This video is quite interesting (unfortunately, cannot find a way to embed it, and is technologically retarded... Bear with me.) Old, and shows some basic hojo-jutsu knots for tying up criminals, one less and one more dangerous. It is also designed in terms of the person's physique, not only their level of danger. For example, one knot is for a tall, thin, and harmless criminal, while one is for a more obese one.
Also, this webpage provided me with a dictionary for Japanese bondage:
Words
後手 – gote : hands in back
緊縛 – kinbaku : Tight binding or sexual bondage
縛り – shibari : to tie
高手小手 – takatekote : literally: “high hand, small hand” where “small hand” is the part of the wrist and a bit of the lower arm
釣 - tsuri : suspension though is also used to mean fishing or to ensnair
後ろ – ushiro : behind ushiro is just a different reading of the go in gote
Reading more about it, the connections between kinbaku and shibari and more Western, at least from what I know them, sexually performative activities and arts become apparent. They don't even need to be sexual, such as aerial silk. Or pole dancing. I did not even think about this until I mentioned to my teaching assistant that I was researching aerial silk, bondage and harnesses, and she showed me a video of a pole-dancing championship. I have never really looked at pole-dancing, and only ever considered it something for strip clubs; something pretty low-life and not involving a very high level of skill. But those videos... Some of them are quite incredible. And, technicality and creativity aside (and the height of the pole, as well, is insane), the beauty of the static, heavy and never-moving pole as opposed to the light, ephemeral and fluid aerial silk. The artist guides the aerial silks, and the pole guides the pole-dancer, and finally, they are both prone to gravity. (I actually found a teaser-class for silks, in which they give you a few hours, sort of to preview it, see if you like it, for free.
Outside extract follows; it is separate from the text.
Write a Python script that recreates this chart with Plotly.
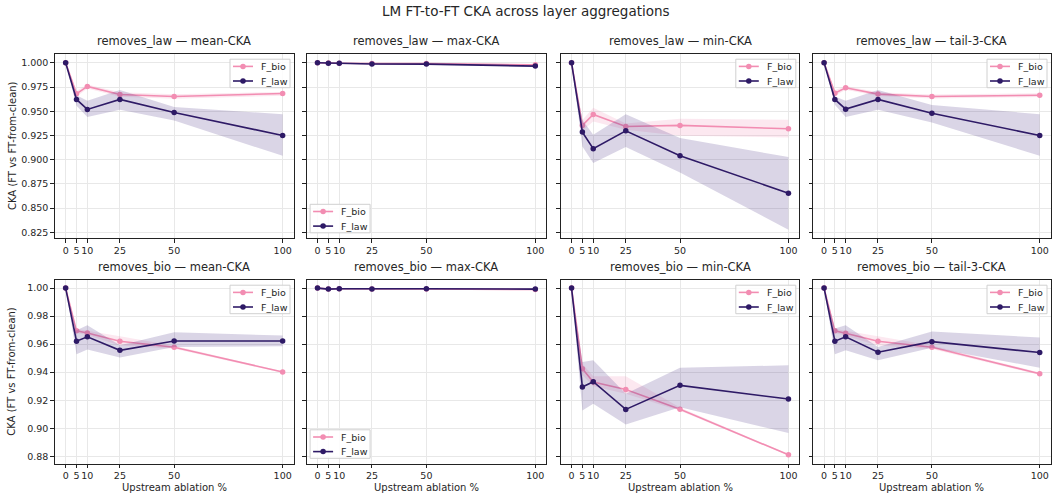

Will probably go.)
I don't know what about this that draws me in, but it is, in essence, something very like a harness, and the body being guided by structures. Also, the various boundaries we associate with these activities are interesting to me. For example, pole-dancing is not, and will probably not be for some time, an Olympic sport. It is often considered to be sexual (there is a reason for that, yes, that they are found in strip clubs), whereas aerial silk is something more acrobatic, for the theatre. And then, kinbaku and bondage, is another thing entirely, but is it? It is definitely static, and there is also the element of subjugation and oppression (although I shouldn't use that word too lightly, I am fully aware that it is a much more complex discussion than the one I'm presenting). I am opening the floor to myself!
This is not the end. My brain has just started spinning.